Physically, it is better that I not accept shifts which have me being awake for more than a few minutes X several times in the middle of the night, or with an awake time that is between 2-7 am.
Physically, I am too little to work a hoyer lift without injury to myself. Physically, taking sleepover shifts alters my sleep patterns and makes my sleep disorder harder to control, and also sews together 2 full days of work so that I can’t come home and rest or tend to my own life. I end up napping at odd times throughout the rest of the week to catch up, and my working ability suffers from the lack of sleep.
Emotionally, I have difficulty dealing with people who are too particular, who need things a certain way as if their lives depend on it. Emotionally, because I am empathic, I have difficulty with people who are agitated and leak their emotional energy out into the room.
* Scheduling two days off in a row, one of them a weekend day, the other not. It functions as adequate renewal time AND knocks off the required weekend.
* Protecting my off time with my life. Not making exceptions and doing substitute assignments on my days off just because I don’t want to disappoint someone. They won’t spend time thinking about it, they will keep trying to find someone else.

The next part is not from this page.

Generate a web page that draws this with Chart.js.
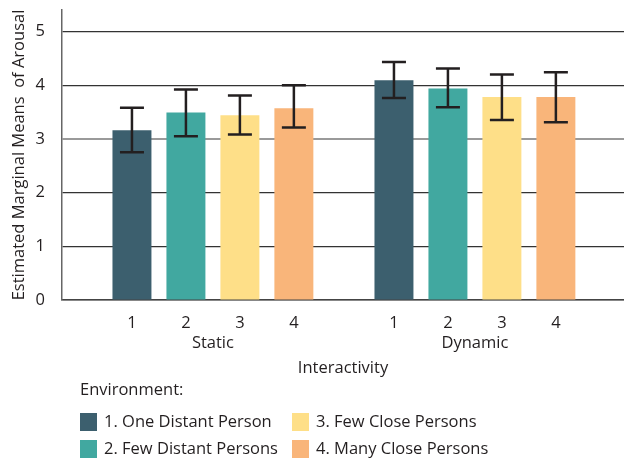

* VIBRATE TO WHAT I WANT: Be aware of the conditions I want to attract to my working environment: people who are easy to please and who let me decide how I can best do the task, reasonably emotionally controlled and who appreciate the care, in a well-lighted environment, with adequate break time and paid mileage in between clients where humanly possible.
* Be thankful to office staff who are helpful in times of need and ask for their help. Because it is hard to find qualified caregivers, it is in their best interest to help me to succeed.